> **REQUIREMENT**:
All of the material below is to be retyped exactly.

[Stored dataset items]
>> start
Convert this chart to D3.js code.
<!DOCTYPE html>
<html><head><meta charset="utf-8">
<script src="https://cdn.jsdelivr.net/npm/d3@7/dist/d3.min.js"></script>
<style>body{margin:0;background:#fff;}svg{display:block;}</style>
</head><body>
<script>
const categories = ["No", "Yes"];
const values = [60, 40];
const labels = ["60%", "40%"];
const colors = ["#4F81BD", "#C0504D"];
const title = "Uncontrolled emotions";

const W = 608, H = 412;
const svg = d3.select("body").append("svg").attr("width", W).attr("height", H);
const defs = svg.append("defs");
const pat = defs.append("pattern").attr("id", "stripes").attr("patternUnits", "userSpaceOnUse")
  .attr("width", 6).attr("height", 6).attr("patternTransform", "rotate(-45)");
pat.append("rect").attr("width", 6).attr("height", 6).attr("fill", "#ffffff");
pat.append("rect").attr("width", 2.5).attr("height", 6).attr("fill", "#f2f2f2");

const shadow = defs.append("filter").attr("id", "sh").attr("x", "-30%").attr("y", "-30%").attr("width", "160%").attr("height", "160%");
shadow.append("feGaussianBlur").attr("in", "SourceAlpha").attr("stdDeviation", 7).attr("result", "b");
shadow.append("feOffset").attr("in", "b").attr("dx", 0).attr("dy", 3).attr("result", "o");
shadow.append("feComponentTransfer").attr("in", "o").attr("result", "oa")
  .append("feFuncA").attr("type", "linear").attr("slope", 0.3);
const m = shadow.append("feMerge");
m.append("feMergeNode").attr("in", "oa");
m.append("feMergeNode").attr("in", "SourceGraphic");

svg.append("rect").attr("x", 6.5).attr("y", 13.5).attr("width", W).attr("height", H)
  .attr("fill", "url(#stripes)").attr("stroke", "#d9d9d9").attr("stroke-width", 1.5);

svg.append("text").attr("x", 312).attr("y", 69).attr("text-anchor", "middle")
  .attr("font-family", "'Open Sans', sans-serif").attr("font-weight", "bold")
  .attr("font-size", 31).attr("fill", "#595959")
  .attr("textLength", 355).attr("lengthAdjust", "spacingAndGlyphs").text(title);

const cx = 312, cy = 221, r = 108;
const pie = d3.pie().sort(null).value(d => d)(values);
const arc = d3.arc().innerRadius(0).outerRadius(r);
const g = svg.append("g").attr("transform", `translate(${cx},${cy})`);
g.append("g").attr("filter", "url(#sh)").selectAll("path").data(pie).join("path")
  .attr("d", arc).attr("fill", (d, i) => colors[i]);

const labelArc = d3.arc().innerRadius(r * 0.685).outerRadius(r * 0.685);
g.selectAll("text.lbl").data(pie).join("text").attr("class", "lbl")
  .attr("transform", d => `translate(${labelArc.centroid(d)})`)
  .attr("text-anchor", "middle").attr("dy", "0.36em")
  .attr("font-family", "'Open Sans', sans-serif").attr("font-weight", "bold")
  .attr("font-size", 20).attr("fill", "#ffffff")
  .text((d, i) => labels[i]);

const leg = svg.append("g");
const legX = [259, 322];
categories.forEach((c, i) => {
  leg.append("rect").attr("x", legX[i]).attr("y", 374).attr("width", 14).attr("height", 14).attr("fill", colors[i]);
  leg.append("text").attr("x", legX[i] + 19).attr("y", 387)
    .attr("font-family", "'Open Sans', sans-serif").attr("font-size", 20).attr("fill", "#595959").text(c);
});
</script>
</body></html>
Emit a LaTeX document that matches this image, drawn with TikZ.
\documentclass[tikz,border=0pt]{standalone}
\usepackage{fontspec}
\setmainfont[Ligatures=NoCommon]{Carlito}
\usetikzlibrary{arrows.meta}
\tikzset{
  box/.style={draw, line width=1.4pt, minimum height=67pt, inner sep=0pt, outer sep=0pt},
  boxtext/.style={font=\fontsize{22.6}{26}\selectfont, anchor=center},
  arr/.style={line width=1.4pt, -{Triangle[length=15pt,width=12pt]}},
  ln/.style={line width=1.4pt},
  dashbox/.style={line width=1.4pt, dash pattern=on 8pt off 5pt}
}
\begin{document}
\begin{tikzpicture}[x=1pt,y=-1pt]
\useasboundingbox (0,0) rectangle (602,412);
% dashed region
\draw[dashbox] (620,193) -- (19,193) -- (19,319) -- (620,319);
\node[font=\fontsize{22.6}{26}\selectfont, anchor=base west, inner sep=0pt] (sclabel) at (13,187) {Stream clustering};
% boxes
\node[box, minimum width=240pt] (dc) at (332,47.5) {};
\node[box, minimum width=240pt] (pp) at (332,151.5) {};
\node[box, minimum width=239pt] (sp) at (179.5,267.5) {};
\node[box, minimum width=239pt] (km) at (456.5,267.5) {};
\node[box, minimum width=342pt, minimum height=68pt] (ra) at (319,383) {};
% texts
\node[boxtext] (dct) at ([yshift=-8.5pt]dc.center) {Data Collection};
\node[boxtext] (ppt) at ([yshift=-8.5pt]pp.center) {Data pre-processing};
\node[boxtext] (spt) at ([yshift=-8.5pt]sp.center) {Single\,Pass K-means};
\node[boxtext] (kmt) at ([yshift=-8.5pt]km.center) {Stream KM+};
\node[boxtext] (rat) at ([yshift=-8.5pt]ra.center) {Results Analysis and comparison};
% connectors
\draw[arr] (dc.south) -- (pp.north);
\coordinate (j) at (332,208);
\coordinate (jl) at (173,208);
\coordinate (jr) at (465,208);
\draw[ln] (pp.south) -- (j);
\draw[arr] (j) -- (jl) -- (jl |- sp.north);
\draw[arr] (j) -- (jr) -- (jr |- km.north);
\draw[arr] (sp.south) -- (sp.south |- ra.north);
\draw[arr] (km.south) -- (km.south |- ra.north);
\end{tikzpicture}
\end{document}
>> end
> **SOLUTION TO THIS PROBLEM**:
Convert this chart to D3.js code.
<!DOCTYPE html>
<html><head><meta charset="utf-8">
<script src="https://cdn.jsdelivr.net/npm/d3@7/dist/d3.min.js"></script>
<style>body{margin:0;background:#fff;}svg{display:block;}</style>
</head><body>
<script>
const categories = ["No", "Yes"];
const values = [60, 40];
const labels = ["60%", "40%"];
const colors = ["#4F81BD", "#C0504D"];
const title = "Uncontrolled emotions";

const W = 608, H = 412;
const svg = d3.select("body").append("svg").attr("width", W).attr("height", H);
const defs = svg.append("defs");
const pat = defs.append("pattern").attr("id", "stripes").attr("patternUnits", "userSpaceOnUse")
  .attr("width", 6).attr("height", 6).attr("patternTransform", "rotate(-45)");
pat.append("rect").attr("width", 6).attr("height", 6).attr("fill", "#ffffff");
pat.append("rect").attr("width", 2.5).attr("height", 6).attr("fill", "#f2f2f2");

const shadow = defs.append("filter").attr("id", "sh").attr("x", "-30%").attr("y", "-30%").attr("width", "160%").attr("height", "160%");
shadow.append("feGaussianBlur").attr("in", "SourceAlpha").attr("stdDeviation", 7).attr("result", "b");
shadow.append("feOffset").attr("in", "b").attr("dx", 0).attr("dy", 3).attr("result", "o");
shadow.append("feComponentTransfer").attr("in", "o").attr("result", "oa")
  .append("feFuncA").attr("type", "linear").attr("slope", 0.3);
const m = shadow.append("feMerge");
m.append("feMergeNode").attr("in", "oa");
m.append("feMergeNode").attr("in", "SourceGraphic");

svg.append("rect").attr("x", 6.5).attr("y", 13.5).attr("width", W).attr("height", H)
  .attr("fill", "url(#stripes)").attr("stroke", "#d9d9d9").attr("stroke-width", 1.5);

svg.append("text").attr("x", 312).attr("y", 69).attr("text-anchor", "middle")
  .attr("font-family", "'Open Sans', sans-serif").attr("font-weight", "bold")
  .attr("font-size", 31).attr("fill", "#595959")
  .attr("textLength", 355).attr("lengthAdjust", "spacingAndGlyphs").text(title);

const cx = 312, cy = 221, r = 108;
const pie = d3.pie().sort(null).value(d => d)(values);
const arc = d3.arc().innerRadius(0).outerRadius(r);
const g = svg.append("g").attr("transform", `translate(${cx},${cy})`);
g.append("g").attr("filter", "url(#sh)").selectAll("path").data(pie).join("path")
  .attr("d", arc).attr("fill", (d, i) => colors[i]);

const labelArc = d3.arc().innerRadius(r * 0.685).outerRadius(r * 0.685);
g.selectAll("text.lbl").data(pie).join("text").attr("class", "lbl")
  .attr("transform", d => `translate(${labelArc.centroid(d)})`)
  .attr("text-anchor", "middle").attr("dy", "0.36em")
  .attr("font-family", "'Open Sans', sans-serif").attr("font-weight", "bold")
  .attr("font-size", 20).attr("fill", "#ffffff")
  .text((d, i) => labels[i]);

const leg = svg.append("g");
const legX = [259, 322];
categories.forEach((c, i) => {
  leg.append("rect").attr("x", legX[i]).attr("y", 374).attr("width", 14).attr("height", 14).attr("fill", colors[i]);
  leg.append("text").attr("x", legX[i] + 19).attr("y", 387)
    .attr("font-family", "'Open Sans', sans-serif").attr("font-size", 20).attr("fill", "#595959").text(c);
});
</script>
</body></html>
Emit a LaTeX document that matches this image, drawn with TikZ.
\documentclass[tikz,border=0pt]{standalone}
\usepackage{fontspec}
\setmainfont[Ligatures=NoCommon]{Carlito}
\usetikzlibrary{arrows.meta}
\tikzset{
  box/.style={draw, line width=1.4pt, minimum height=67pt, inner sep=0pt, outer sep=0pt},
  boxtext/.style={font=\fontsize{22.6}{26}\selectfont, anchor=center},
  arr/.style={line width=1.4pt, -{Triangle[length=15pt,width=12pt]}},
  ln/.style={line width=1.4pt},
  dashbox/.style={line width=1.4pt, dash pattern=on 8pt off 5pt}
}
\begin{document}
\begin{tikzpicture}[x=1pt,y=-1pt]
\useasboundingbox (0,0) rectangle (602,412);
% dashed region
\draw[dashbox] (620,193) -- (19,193) -- (19,319) -- (620,319);
\node[font=\fontsize{22.6}{26}\selectfont, anchor=base west, inner sep=0pt] (sclabel) at (13,187) {Stream clustering};
% boxes
\node[box, minimum width=240pt] (dc) at (332,47.5) {};
\node[box, minimum width=240pt] (pp) at (332,151.5) {};
\node[box, minimum width=239pt] (sp) at (179.5,267.5) {};
\node[box, minimum width=239pt] (km) at (456.5,267.5) {};
\node[box, minimum width=342pt, minimum height=68pt] (ra) at (319,383) {};
% texts
\node[boxtext] (dct) at ([yshift=-8.5pt]dc.center) {Data Collection};
\node[boxtext] (ppt) at ([yshift=-8.5pt]pp.center) {Data pre-processing};
\node[boxtext] (spt) at ([yshift=-8.5pt]sp.center) {Single\,Pass K-means};
\node[boxtext] (kmt) at ([yshift=-8.5pt]km.center) {Stream KM+};
\node[boxtext] (rat) at ([yshift=-8.5pt]ra.center) {Results Analysis and comparison};
% connectors
\draw[arr] (dc.south) -- (pp.north);
\coordinate (j) at (332,208);
\coordinate (jl) at (173,208);
\coordinate (jr) at (465,208);
\draw[ln] (pp.south) -- (j);
\draw[arr] (j) -- (jl) -- (jl |- sp.north);
\draw[arr] (j) -- (jr) -- (jr |- km.north);
\draw[arr] (sp.south) -- (sp.south |- ra.north);
\draw[arr] (km.south) -- (km.south |- ra.north);
\end{tikzpicture}
\end{document}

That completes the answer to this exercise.